= Exercise description =
Will you return, word for word, only the lines from the top of the data below down to and including the one with "from matplotlib.colors import to_rgb"?

= Dataset content =
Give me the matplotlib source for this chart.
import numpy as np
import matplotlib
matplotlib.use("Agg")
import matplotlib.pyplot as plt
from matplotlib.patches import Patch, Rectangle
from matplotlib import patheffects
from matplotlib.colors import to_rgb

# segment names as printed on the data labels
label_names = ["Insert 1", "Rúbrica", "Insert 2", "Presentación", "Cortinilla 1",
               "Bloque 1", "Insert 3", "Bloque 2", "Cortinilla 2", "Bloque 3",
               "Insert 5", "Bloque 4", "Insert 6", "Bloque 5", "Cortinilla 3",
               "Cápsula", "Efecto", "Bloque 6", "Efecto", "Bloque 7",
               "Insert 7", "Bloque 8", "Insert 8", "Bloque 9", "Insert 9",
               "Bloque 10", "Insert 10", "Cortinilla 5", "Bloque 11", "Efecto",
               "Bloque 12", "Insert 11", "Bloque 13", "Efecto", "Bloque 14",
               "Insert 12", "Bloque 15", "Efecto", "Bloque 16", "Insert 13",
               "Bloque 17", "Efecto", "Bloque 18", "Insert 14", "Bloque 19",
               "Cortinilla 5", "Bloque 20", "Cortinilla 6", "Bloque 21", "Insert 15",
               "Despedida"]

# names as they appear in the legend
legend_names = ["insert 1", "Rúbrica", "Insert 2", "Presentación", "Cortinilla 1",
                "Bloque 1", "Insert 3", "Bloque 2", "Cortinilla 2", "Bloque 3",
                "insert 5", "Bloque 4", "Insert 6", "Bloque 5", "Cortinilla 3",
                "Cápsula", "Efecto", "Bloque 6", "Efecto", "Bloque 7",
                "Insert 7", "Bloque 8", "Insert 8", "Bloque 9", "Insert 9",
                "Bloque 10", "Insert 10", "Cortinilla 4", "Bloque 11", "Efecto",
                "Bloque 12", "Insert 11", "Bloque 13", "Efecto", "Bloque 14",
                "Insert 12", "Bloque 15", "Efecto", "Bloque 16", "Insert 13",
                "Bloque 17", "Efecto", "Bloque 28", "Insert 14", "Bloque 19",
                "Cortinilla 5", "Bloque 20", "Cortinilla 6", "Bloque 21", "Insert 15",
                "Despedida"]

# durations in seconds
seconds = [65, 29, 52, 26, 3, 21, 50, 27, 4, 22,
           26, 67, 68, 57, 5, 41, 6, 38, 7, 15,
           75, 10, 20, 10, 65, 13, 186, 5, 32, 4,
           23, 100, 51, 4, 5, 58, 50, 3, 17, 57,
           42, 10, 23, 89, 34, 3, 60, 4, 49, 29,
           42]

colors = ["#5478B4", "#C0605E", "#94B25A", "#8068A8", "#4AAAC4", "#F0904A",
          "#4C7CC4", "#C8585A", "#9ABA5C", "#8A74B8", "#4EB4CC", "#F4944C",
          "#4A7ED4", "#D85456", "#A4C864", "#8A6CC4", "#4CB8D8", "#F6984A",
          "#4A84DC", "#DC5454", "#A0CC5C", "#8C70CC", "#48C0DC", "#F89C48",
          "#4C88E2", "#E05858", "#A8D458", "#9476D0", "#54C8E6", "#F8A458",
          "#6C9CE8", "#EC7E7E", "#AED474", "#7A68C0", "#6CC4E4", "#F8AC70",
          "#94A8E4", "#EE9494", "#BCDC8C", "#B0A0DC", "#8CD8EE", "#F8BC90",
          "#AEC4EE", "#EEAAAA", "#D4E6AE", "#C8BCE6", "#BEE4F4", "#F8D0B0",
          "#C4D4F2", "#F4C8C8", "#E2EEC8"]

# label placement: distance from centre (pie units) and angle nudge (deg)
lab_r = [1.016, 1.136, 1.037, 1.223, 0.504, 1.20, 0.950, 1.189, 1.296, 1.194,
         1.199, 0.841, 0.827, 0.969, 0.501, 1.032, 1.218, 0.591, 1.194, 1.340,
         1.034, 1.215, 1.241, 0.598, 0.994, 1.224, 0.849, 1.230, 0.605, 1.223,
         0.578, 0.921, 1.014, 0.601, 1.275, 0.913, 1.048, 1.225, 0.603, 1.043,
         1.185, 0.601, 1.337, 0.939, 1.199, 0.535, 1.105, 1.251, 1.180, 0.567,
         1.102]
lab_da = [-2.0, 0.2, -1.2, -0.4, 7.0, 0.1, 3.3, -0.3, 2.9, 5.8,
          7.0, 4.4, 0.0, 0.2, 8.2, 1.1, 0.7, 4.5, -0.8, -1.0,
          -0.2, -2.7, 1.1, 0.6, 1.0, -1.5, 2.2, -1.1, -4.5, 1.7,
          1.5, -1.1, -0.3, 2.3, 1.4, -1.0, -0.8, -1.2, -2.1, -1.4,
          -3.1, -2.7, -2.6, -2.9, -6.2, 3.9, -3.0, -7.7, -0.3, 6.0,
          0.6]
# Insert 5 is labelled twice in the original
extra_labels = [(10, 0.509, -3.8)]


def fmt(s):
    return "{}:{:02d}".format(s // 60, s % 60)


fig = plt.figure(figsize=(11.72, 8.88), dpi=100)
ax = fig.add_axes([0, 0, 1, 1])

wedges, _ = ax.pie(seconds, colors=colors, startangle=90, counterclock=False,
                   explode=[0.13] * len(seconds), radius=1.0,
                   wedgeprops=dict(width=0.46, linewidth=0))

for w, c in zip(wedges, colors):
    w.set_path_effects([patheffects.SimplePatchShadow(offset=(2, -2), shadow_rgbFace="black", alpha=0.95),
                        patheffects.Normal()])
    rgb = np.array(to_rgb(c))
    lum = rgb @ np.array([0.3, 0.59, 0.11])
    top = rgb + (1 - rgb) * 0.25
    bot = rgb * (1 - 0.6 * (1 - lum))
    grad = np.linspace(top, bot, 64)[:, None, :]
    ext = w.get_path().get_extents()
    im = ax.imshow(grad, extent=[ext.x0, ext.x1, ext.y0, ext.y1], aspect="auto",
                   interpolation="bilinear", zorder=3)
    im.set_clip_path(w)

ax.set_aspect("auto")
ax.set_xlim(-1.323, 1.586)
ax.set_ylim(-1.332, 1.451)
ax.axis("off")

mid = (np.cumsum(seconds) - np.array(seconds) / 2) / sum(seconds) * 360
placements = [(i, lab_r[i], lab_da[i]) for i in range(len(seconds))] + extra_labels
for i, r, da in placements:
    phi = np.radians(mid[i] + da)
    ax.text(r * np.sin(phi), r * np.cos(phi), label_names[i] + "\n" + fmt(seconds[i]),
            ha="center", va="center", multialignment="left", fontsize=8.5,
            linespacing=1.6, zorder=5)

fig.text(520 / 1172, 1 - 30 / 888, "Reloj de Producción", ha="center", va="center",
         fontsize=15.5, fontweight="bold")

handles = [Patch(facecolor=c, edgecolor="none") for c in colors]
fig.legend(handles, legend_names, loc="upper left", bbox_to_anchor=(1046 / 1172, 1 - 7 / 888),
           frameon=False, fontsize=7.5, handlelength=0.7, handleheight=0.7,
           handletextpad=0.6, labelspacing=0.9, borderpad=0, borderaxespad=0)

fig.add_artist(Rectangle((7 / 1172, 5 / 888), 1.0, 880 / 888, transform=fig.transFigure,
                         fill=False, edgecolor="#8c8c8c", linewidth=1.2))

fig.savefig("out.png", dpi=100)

= Reply =
Give me the matplotlib source for this chart.
import numpy as np
import matplotlib
matplotlib.use("Agg")
import matplotlib.pyplot as plt
from matplotlib.patches import Patch, Rectangle
from matplotlib import patheffects
from matplotlib.colors import to_rgb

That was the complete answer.